If you turned on the Duke-Purdue game last night in the second half, you probably saw a familiar situation. Greg Paulus was running the point, getting the ball to Kyle Singler and Jon Scheyer, the team's playmakers. When he wasn't doing that, Paulus was knocking down some jumpers, and finished with a respectable seven points in 22 minutes.
What you didn't catch is Paulus holding down the bench as the starters took the Mackey Arena floor to start the game. Sophomore Nolan Smith has taken the reigns at point guard for Mike Krzyzewski while Paulus, the face of Duke basketball, and a three-year starter, is coming off the bench to contribute.
If you don't know Paulus' story you don't really know what a freak this guy was.
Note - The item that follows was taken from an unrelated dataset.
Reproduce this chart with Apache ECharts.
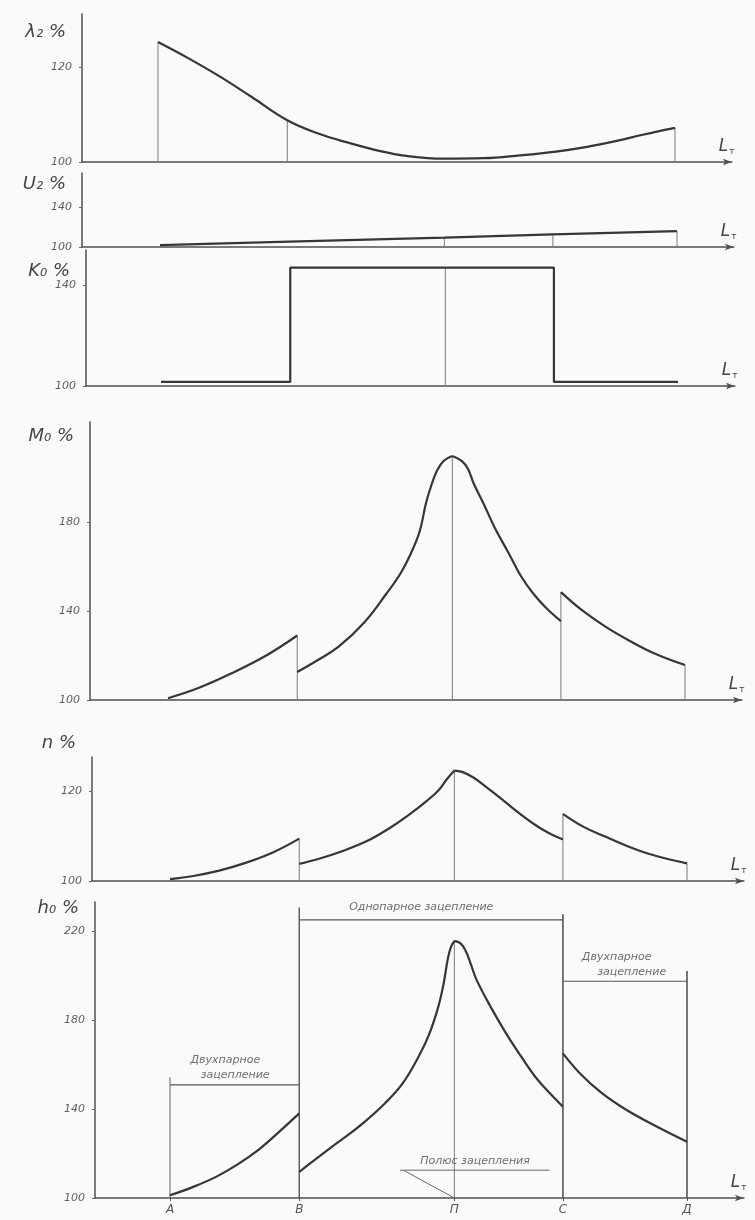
<!DOCTYPE html>
<html>
<head>
<meta charset="utf-8">
<script src="https://cdn.jsdelivr.net/npm/echarts@6/dist/echarts.min.js"></script>
<style>
html,body{margin:0;padding:0;background:#fafaf8;}
#c{width:755px;height:1220px;}
</style>
</head>
<body>
<div id="c"></div>
<script>
// ---------- DATA ----------
const stationL = [0, 25, 55, 76, 100];
const stationLabels = ['А', 'В', 'П', 'С', 'Д'];

// λ2 %
const lambdaL = [0, 6, 12, 18, 25, 31, 37, 43, 48, 55, 63, 70, 77, 83, 88.5, 94, 100];
const lambdaV = [125.3, 121.8, 118, 113.8, 108.8, 106, 104, 102.3, 101.3, 100.7, 100.8, 101.4, 102.2, 103.2, 104.4, 105.8, 107.2];
const lambdaTicks = [100, 120];

// U2 %
const uL = [0, 25, 55, 76, 100];
const uV = [102, 105.5, 109.5, 112.8, 116];
const uTicks = [100, 140];

// K0 %
const kL = [0, 25, 25, 76, 76, 100];
const kV = [101.6, 101.6, 147, 147, 101.6, 101.6];
const kTicks = [100, 140];

// M0 %
const m1L = [0, 6, 12.3, 19, 25];
const m1V = [100.8, 105.5, 112, 120, 129];
const m2L = [25, 29, 33, 38, 42.3, 45, 47, 48.7, 49.9, 51, 52, 53.3, 55];
const m2V = [112.6, 118, 124, 135, 148, 157, 166, 176, 188.5, 197, 203, 207.5, 209.7];
const m3L = [55, 56.8, 58, 59.2, 61, 63.3, 65.9, 68.2, 70.6, 73.3, 76];
const m3V = [209.7, 207.5, 204, 197, 188.5, 177, 166, 156, 148, 141, 135.5];
const m4L = [76, 80, 84.6, 89, 94, 100];
const m4V = [148.5, 140.5, 133, 127, 121, 115.7];
const mTicks = [100, 140, 180];

// n %
const n1L = [0, 4.5, 9.5, 14.3, 20, 25];
const n1V = [100.4, 101.1, 102.3, 103.9, 106.4, 109.4];
const n2L = [25, 29, 33, 38, 42.3, 46, 49.8, 52, 53.5, 55];
const n2V = [103.8, 105, 106.5, 108.8, 111.6, 114.5, 117.9, 120.2, 122.5, 124.5];
const n3L = [55, 56.5, 58.6, 61, 63.8, 67, 70.3, 73, 76];
const n3V = [124.5, 124.2, 123, 121, 118.5, 115.5, 112.7, 110.8, 109.2];
const n4L = [76, 80, 84.3, 89, 93.6, 100];
const n4V = [114.9, 112, 109.8, 107.5, 105.7, 103.9];
const nTicks = [100, 120];

// h0 %
const h1L = [0, 4.5, 8.9, 13, 17.3, 21, 25];
const h1V = [101.2, 105, 109.5, 115, 122, 129.5, 138];
const h2L = [25, 28.5, 32.2, 37, 41.6, 45, 48.1, 50.2, 51.9, 52.9, 53.7, 54.3, 55];
const h2V = [111.7, 118, 124.5, 133, 142.6, 151.5, 163.6, 174, 186, 196, 207, 212.5, 215.5];
const h3L = [55, 56.2, 57.2, 58.2, 59.3, 62, 65, 67.8, 70.6, 73.3, 76];
const h3V = [215.5, 214.4, 211, 205, 198, 186, 174, 164, 154.6, 147.5, 141];
const h4L = [76, 79.5, 83.6, 88, 93, 100];
const h4V = [165, 155.5, 147, 140, 133.5, 125.3];
const hTicks = [100, 140, 180, 220];

// engagement-zone annotations (h0 panel)
const zoneOneLevel = 225, zoneOneTopB = 230.5, zoneOneTopC = 227.5;
const zoneTwoLeftLevel = 150.8, zoneTwoLeftTopA = 154.3;
const zoneTwoRightLevel = 197.4, zoneTwoRightTopD = 202;
const poleUnderlineL = [44.5, 73.4], poleUnderlineV = 112.5;
const poleLeaderL = [45.3, 55], poleLeaderV = [112.3, 100];
const annoText = ['Однопарное зацепление', 'Двухпарное', 'зацепление', 'Двухпарное', 'зацепление', 'Полюс зацепления'];
const annoL = [48.6, 10.7, 12.6, 86.4, 89.3, 59];
const annoV = [230.5, 162, 155, 208, 201.5, 116.5];

// ---------- CHART ----------
const CURVE = '#363636', THIN = '#7a7a7a', AXIS = '#505050';
const panels = [
  {left: 82, top: 14,  height: 148, max: 131.2, ticks: lambdaTicks, name: 'λ₂ %', gap: -18},
  {left: 82, top: 173, height: 74,  max: 175,   ticks: uTicks,      name: 'U₂ %', gap: -11},
  {left: 86, top: 250, height: 136, max: 154,   ticks: kTicks,      name: 'K₀ %', gap: -22},
  {left: 90, top: 422, height: 278, max: 225,   ticks: mTicks,      name: 'M₀ %', gap: -14},
  {left: 92, top: 757, height: 124, max: 127.5, ticks: nTicks,      name: 'n %',  gap: 14},
  {left: 95, top: 902, height: 296, max: 233,   ticks: hTicks,      name: 'h₀ %', gap: -6}
];
const A_PX = [158, 160, 161, 168, 170, 170];

const grids = [], xAxes = [], yAxes = [], series = [];
const PX_PER_UNIT = 5.17;
panels.forEach((p, i) => {
  const xmin = -(A_PX[i] - p.left) / PX_PER_UNIT;
  const xmax = 111;
  const width = (xmax - xmin) * PX_PER_UNIT;
  grids.push({left: p.left, top: p.top, width: width, height: p.height, outerBoundsMode: 'none', containLabel: false});
  const last = i === panels.length - 1;
  xAxes.push({
    gridIndex: i, type: 'value', min: xmin, max: xmax,
    axisLine: {show: true, onZero: false, lineStyle: {color: AXIS, width: 1.5}, symbol: ['none', 'arrow'], symbolSize: [5, 9]},
    splitLine: {show: false},
    axisTick: last ? {show: true, customValues: stationL, length: 3, lineStyle: {color: AXIS}} : {show: false},
    axisLabel: last ? {show: true, customValues: stationL, formatter: v => stationLabels[stationL.indexOf(v)] || '',
      fontStyle: 'italic', fontSize: 12, color: '#555', fontFamily: 'DejaVu Sans', margin: 6} : {show: false},
    name: '{l|L}{s|т}', nameLocation: 'end', nameGap: -13,
    nameTextStyle: {align: 'left', verticalAlign: 'bottom', padding: [0, 0, 6, 0],
      rich: {l: {fontSize: 17, fontStyle: 'italic', color: '#444', fontFamily: 'DejaVu Sans'},
             s: {fontSize: 9, color: '#444', fontFamily: 'DejaVu Sans', padding: [9, 0, 0, 1]}}}
  });
  yAxes.push({
    gridIndex: i, type: 'value', min: 100, max: p.max,
    axisLine: {show: true, onZero: false, lineStyle: {color: AXIS, width: 1.5}},
    splitLine: {show: false},
    axisTick: {show: true, customValues: p.ticks, length: 3, lineStyle: {color: '#666'}},
    axisLabel: {show: true, customValues: p.ticks, fontStyle: 'italic', fontSize: 11, color: '#606060',
      fontFamily: 'DejaVu Sans', margin: 10},
    name: p.name, nameLocation: 'end', nameGap: p.gap,
    nameTextStyle: {align: 'right', verticalAlign: 'middle', padding: [0, 16, 0, 0],
      fontSize: 18, fontStyle: 'italic', color: '#444', fontFamily: 'DejaVu Sans'}
  });
});

function curve(gi, L, V, smooth) {
  series.push({type: 'line', xAxisIndex: gi, yAxisIndex: gi, data: L.map((x, k) => [x, V[k]]),
    symbol: 'none', smooth: smooth === undefined ? 0.4 : smooth,
    lineStyle: {color: CURVE, width: 2.2}, silent: true, animation: false, z: 4});
}
function seg(gi, x0, y0, x1, y1, w, c) {
  series.push({type: 'line', xAxisIndex: gi, yAxisIndex: gi, data: [[x0, y0], [x1, y1]],
    symbol: 'none', lineStyle: {color: c || THIN, width: w || 1}, silent: true, animation: false, z: 3});
}
function vline(gi, x, yTop, w, c) { seg(gi, x, 100, x, yTop, w, c); }
const endV = a => a[a.length - 1];

// λ2
curve(0, lambdaL, lambdaV);
vline(0, lambdaL[0], lambdaV[0]);
vline(0, lambdaL[4], lambdaV[4]);
vline(0, endV(lambdaL), endV(lambdaV));

// U2
curve(1, uL, uV, false);
vline(1, uL[2], uV[2]);
vline(1, uL[3], uV[3]);
vline(1, endV(uL), endV(uV));

// K0
curve(2, kL, kV, false);
vline(2, stationL[2], kV[2]);

// M0
curve(3, m1L, m1V); curve(3, m2L, m2V); curve(3, m3L, m3V); curve(3, m4L, m4V);
vline(3, endV(m1L), endV(m1V));
vline(3, m3L[0], m3V[0]);
vline(3, m4L[0], m4V[0]);
vline(3, endV(m4L), endV(m4V));

// n
curve(4, n1L, n1V); curve(4, n2L, n2V); curve(4, n3L, n3V); curve(4, n4L, n4V);
vline(4, endV(n1L), endV(n1V));
vline(4, n3L[0], n3V[0]);
vline(4, n4L[0], n4V[0]);
vline(4, endV(n4L), endV(n4V));

// h0
curve(5, h1L, h1V); curve(5, h2L, h2V); curve(5, h3L, h3V); curve(5, h4L, h4V);
vline(5, stationL[0], zoneTwoLeftTopA, 1, '#666');
vline(5, stationL[1], zoneOneTopB, 1.4, '#555');
vline(5, stationL[2], h3V[0], 1, THIN);
vline(5, stationL[3], zoneOneTopC, 1.6, '#555');
vline(5, stationL[4], zoneTwoRightTopD, 1.6, '#555');
seg(5, stationL[1], zoneOneLevel, stationL[3], zoneOneLevel, 1.2, '#555');
seg(5, stationL[0], zoneTwoLeftLevel, stationL[1], zoneTwoLeftLevel, 1.2, '#555');
seg(5, stationL[3], zoneTwoRightLevel, stationL[4], zoneTwoRightLevel, 1.2, '#555');
seg(5, poleUnderlineL[0], poleUnderlineV, poleUnderlineL[1], poleUnderlineV, 1, '#666');
seg(5, poleLeaderL[0], poleLeaderV[0], poleLeaderL[1], poleLeaderV[1], 1, '#666');

series.push({type: 'scatter', xAxisIndex: 5, yAxisIndex: 5, symbol: 'circle', symbolSize: 1,
  itemStyle: {color: 'rgba(0,0,0,0)'}, silent: true, animation: false, z: 5,
  data: annoText.map((t, k) => ({value: [annoL[k], annoV[k]], label: {formatter: t}})),
  label: {show: true, position: 'inside', fontSize: 11, fontStyle: 'italic',
    color: '#4a4a4a', fontFamily: 'DejaVu Sans'}});

const chart = echarts.init(document.getElementById('c'), null, {renderer: 'canvas'});
chart.setOption({
  backgroundColor: '#fafaf8',
  animation: false,
  grid: grids, xAxis: xAxes, yAxis: yAxes, series: series
});
</script>
</body>
</html>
A high school product out of Syracuse, N.Y., Paulus was a star athlete in both basketball and football -- and when I say star, I mean, like, four stars. He was a specimen, a quarterback that could have picked just about any big-time football program over Duke basketball and been throwing passes before anyone realized what he'd done.
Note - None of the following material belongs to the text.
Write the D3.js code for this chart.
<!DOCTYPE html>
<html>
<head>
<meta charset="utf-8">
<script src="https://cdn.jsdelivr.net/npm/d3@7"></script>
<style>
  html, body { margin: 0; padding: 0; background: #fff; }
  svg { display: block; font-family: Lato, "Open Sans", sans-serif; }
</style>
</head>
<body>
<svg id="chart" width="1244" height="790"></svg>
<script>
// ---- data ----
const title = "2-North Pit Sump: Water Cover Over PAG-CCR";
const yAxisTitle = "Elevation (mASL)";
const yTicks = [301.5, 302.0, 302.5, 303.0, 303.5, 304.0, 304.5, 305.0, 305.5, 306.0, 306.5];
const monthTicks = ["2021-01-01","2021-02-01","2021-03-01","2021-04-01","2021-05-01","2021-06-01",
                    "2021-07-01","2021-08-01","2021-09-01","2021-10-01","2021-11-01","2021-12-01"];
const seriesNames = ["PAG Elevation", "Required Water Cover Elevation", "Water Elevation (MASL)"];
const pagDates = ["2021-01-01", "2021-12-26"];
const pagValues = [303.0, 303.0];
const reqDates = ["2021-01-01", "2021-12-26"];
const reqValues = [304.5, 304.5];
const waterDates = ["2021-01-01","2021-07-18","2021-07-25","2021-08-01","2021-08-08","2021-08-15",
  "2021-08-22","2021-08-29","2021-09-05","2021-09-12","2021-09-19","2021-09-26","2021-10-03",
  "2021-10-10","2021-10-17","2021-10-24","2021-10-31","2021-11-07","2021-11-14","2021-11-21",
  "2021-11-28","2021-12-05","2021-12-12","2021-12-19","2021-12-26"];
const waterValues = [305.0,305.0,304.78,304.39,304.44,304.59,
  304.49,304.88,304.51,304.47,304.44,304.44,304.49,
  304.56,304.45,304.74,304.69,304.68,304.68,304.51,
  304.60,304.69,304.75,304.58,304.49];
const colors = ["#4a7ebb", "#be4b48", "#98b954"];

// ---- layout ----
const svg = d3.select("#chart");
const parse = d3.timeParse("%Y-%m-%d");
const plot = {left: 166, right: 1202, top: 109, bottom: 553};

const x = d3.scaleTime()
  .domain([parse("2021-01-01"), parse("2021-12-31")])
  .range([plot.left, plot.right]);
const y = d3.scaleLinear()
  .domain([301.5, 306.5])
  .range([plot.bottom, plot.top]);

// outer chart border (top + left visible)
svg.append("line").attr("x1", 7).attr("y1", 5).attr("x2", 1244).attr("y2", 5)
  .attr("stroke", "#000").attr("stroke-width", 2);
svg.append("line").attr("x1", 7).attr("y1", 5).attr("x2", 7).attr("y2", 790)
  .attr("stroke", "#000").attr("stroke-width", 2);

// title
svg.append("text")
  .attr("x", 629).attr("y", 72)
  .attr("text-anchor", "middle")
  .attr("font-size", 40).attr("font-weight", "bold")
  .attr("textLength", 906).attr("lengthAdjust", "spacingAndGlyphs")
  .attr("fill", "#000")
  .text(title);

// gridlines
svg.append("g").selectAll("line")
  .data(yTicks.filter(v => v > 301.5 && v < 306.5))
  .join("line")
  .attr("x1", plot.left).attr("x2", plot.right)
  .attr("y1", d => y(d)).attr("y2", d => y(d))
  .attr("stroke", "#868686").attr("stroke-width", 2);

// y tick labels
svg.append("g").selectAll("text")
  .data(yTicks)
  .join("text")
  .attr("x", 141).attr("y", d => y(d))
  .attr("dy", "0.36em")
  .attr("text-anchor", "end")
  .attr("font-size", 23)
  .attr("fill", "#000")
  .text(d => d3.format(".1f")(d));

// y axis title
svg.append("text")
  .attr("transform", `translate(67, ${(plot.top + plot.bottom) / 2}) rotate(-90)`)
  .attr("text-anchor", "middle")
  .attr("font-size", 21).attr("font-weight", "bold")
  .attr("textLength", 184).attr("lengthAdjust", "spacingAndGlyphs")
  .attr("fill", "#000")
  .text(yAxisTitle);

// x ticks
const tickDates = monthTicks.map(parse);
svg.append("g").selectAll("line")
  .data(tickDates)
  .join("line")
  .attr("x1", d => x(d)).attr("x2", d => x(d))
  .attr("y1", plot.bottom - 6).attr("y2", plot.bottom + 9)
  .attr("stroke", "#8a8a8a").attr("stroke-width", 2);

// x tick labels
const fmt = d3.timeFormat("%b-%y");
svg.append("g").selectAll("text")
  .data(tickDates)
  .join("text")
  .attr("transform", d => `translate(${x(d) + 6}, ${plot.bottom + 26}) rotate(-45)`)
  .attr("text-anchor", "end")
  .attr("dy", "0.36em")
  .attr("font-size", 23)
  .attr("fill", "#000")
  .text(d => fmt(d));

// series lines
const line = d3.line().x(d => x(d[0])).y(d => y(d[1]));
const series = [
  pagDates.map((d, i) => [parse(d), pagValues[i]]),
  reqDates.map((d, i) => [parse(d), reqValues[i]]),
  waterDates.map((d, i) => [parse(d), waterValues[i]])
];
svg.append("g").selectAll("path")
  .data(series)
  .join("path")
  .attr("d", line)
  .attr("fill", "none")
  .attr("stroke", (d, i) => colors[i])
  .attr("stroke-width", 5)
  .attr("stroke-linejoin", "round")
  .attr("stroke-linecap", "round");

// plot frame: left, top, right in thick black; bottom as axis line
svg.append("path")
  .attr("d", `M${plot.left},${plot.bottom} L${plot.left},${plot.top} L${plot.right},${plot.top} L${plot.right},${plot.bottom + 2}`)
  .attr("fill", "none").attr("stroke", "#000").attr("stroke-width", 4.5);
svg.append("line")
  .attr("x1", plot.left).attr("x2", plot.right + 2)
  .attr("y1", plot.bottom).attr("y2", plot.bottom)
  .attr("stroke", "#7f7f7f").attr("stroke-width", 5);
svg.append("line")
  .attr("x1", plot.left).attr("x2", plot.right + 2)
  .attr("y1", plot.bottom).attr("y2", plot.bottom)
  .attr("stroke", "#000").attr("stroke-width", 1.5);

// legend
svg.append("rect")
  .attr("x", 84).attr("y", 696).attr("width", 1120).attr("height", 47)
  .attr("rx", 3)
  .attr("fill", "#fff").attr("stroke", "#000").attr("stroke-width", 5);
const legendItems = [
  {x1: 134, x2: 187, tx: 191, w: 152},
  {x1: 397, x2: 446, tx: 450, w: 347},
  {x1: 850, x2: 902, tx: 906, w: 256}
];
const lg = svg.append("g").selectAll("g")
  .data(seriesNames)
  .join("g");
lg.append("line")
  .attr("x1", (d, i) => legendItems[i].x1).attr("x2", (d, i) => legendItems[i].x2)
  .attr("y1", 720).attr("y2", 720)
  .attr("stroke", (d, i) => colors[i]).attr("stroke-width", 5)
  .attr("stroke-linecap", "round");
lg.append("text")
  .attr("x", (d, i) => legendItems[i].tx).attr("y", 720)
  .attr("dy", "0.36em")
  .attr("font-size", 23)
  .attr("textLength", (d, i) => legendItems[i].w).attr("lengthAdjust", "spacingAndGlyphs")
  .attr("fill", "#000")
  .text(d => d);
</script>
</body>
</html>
As as senior at Christian Brothers Academy, Paulus lead his football team to its first Class AA state title, a perfect 13-0 record and was named the Gatorade National Football Player of the Year, an award shared with the likes of Peyton Manning and Emmitt Smith. In his junior year, Paulus tossed 29 touchdowns, and then threw for 43 touchdowns as a senior.
Scout.com had Paulus ranked ninth at the quarterback position, ahead of Texas' Colt McCoy, Hawaii's former star QB Colt Brennan and Missouri's Chase Daniel.
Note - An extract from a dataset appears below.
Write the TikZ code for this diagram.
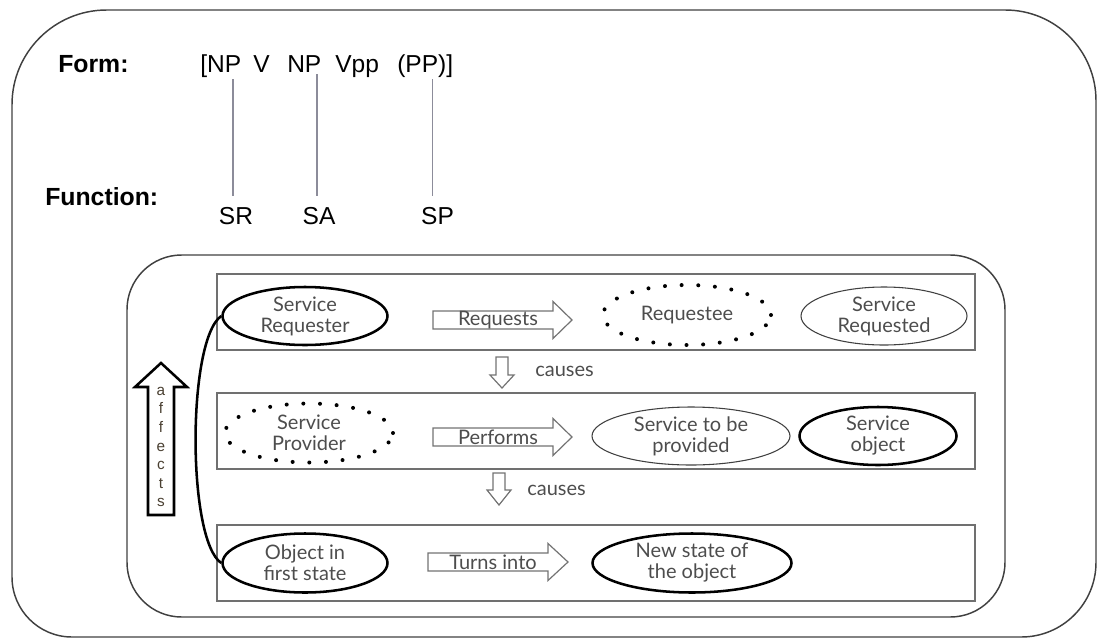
\documentclass[tikz,border=0pt]{standalone}
\usepackage{fontspec}
\setmainfont{Liberation Sans}
\newfontfamily\rowfont{Lato}
\usetikzlibrary{shapes.geometric}

\definecolor{txtgray}{HTML}{4D4D4D}
\definecolor{linkgray}{HTML}{8C8C9A}
\definecolor{boxgray}{HTML}{707070}
\definecolor{lettercol}{HTML}{4A4032}

\tikzset{
  outerbox/.style={draw=black!75, line width=1.1pt},
  rowbox/.style={draw=boxgray, line width=1pt},
  role/.style={ellipse, inner sep=0pt, align=center, text=txtgray,
    font=\rowfont\fontsize{15}{15.75}\selectfont},
  boldrole/.style={role, draw=black, line width=1.9pt},
  thinrole/.style={role, draw=black!75, line width=0.8pt},
  dotrole/.style={role, draw=black, line width=3pt, line cap=round,
    dash pattern=on 0pt off 12.5pt},
  blockarrow/.style={draw=black!55, line width=0.9pt, fill=white},
  arrowtext/.style={text=txtgray, inner sep=0pt,
    font=\rowfont\fontsize{15}{15.75}\selectfont},
  heading/.style={anchor=base west, inner sep=0pt,
    font=\bfseries\fontsize{18.6}{20}\selectfont},
  formtok/.style={anchor=base west, inner sep=0pt,
    font=\fontsize{18.4}{20}\selectfont},
  functok/.style={anchor=base, inner sep=0pt,
    font=\fontsize{18.4}{20}\selectfont},
  link/.style={draw=linkgray, line width=0.9pt},
}

% horizontal block arrow: #1 left x, #2 head x, #3 tip x, #4 centre y
\newcommand\harrow[4]{%
  \draw[blockarrow] (#1,#4-9) -- (#2,#4-9) -- (#2,#4-18.5) -- (#3,#4)
    -- (#2,#4+18.5) -- (#2,#4+9) -- (#1,#4+9) -- cycle;}
% downward block arrow: #1 centre x, #2 top y, #3 head y, #4 tip y
\newcommand\darrow[4]{%
  \draw[blockarrow] (#1-6,#2) -- (#1+6,#2) -- (#1+6,#3) -- (#1+12,#3)
    -- (#1,#4) -- (#1-12,#3) -- (#1-6,#3) -- cycle;}

\begin{document}
\begin{tikzpicture}[x=0.75pt,y=-0.75pt]
\useasboundingbox (0,0) rectangle (1097,640);

% outer frame, each corner with its own radius
\draw[outerbox] (12,300)
  {[rounded corners=71pt] -- (12,10) -- (550,10)}
  {[rounded corners=68pt] -- (1096,10) -- (1096,300)}
  {[rounded corners=56pt] -- (1096,637) -- (550,637)}
  {[rounded corners=45pt] -- (12,637) -- (12,300)} -- cycle;
% inner frame
\draw[outerbox, rounded corners=41pt] (127,255) rectangle (1005,617);

% form and function
\node[heading] (formlbl) at (58,72) {Form:};
\node[heading] (funclbl) at (45,205) {Function:};
\node[formtok] (f1) at (200,72) {[NP};
\node[formtok] (f2) at (253,72) {V};
\node[formtok] (f3) at (287,72) {NP};
\node[formtok] (f4) at (335,72) {Vpp};
\node[formtok] (f5) at (397,72) {(PP)]};
\node[functok] (SR) at (236,224) {SR};
\node[functok] (SA) at (319,224) {SA};
\node[functok] (SP) at (437.5,224) {SP};
\draw[link, shorten <=1.5pt, shorten >=8pt]
  ([xshift=-2.25pt]SR.north |- f1.south) -- ([xshift=-2.25pt]SR.north);
\draw[link, shorten <=1.5pt, shorten >=8pt]
  ([xshift=-1.5pt]SA.north |- f3.south) -- ([xshift=-1.5pt]SA.north);
\draw[link, shorten <=1.5pt, shorten >=8pt]
  ([xshift=-4pt]SP.north |- f5.south) -- ([xshift=-4pt]SP.north);

% row frames
\draw[rowbox] (217,274) rectangle (975,350);
\draw[rowbox] (217,393) rectangle (975,469);
\draw[rowbox] (217,525) rectangle (975,601);

% row 1
\node[boldrole, minimum width=123.75pt, minimum height=43.5pt] (sreq) at (305,316) {Service\\Requester};
\harrow{433}{553}{572}{320}
\node[arrowtext] (reqlbl) at (498,320) {Requests};
\node[dotrole, minimum width=126pt, minimum height=45pt] (reqee) at (687,315) {Requestee};
\node[thinrole, minimum width=124.5pt, minimum height=43.5pt] (sreqd) at (884,316) {Service\\Requested};

% causes 1
\darrow{502}{357}{375}{388}
\node[arrowtext, anchor=west] (causes1) at (535,371) {causes};

% row 2
\node[dotrole, minimum width=126pt, minimum height=44.25pt] (sprov) at (309,433) {Service\\Provider};
\harrow{433}{553}{572}{437}
\node[arrowtext] (perflbl) at (498,437) {Performs};
\node[thinrole, minimum width=148.5pt, minimum height=43.5pt] (stbp) at (691,436) {Service to be\\provided};
\node[boldrole, minimum width=117.75pt, minimum height=43.5pt] (sobj) at (878,436) {Service\\object};

% causes 2
\darrow{499}{473}{490}{505}
\node[arrowtext, anchor=west] (causes2) at (527,490) {causes};

% row 3
\node[boldrole, minimum width=123.75pt, minimum height=44.25pt] (obj1) at (305,563) {Object in\\first state};
\harrow{428}{548}{568}{562}
\node[arrowtext] (turnlbl) at (493,562) {Turns into};
\node[boldrole, minimum width=149.25pt, minimum height=44.25pt] (nstate) at (692,563) {New state of\\the object};

% affects arrow
\draw[draw=black, line width=1.9pt, line join=miter, fill=white]
  (161,363) -- (187,387) -- (174,387) -- (174,515) -- (148,515)
  -- (148,387) -- (135,387) -- cycle;
\node[inner sep=0pt, align=center, text=lettercol,
  font=\fontsize{11.5}{13.9}\selectfont] (affects) at (161,447)
  {a\\f\\f\\e\\c\\t\\s};

% link between requester and object
\draw[black, line width=1.9pt] (sreq.west) .. controls (187,340) and (187,540) .. (obj1.west);
\end{tikzpicture}
\end{document}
Now Paulus is riding the bench in basketball, mostly for his defensive liabilities that caused the Blue Devils to be exposed around the perimeter during the last two NCAA Tournaments. Paulus isn't going to play in the NBA. In fact, he'd probably be lucky to play in Europe. So was Duke the right decision? Nobody will ever know. Rankings for high school are what you make of them. Sometimes they are spot on, sometimes they miss by a mile.
But one thing is for sure -- being a quarterback for any big university around the nation has to be better than sixth man for Duke. Not Even Coach K could convince me otherwise.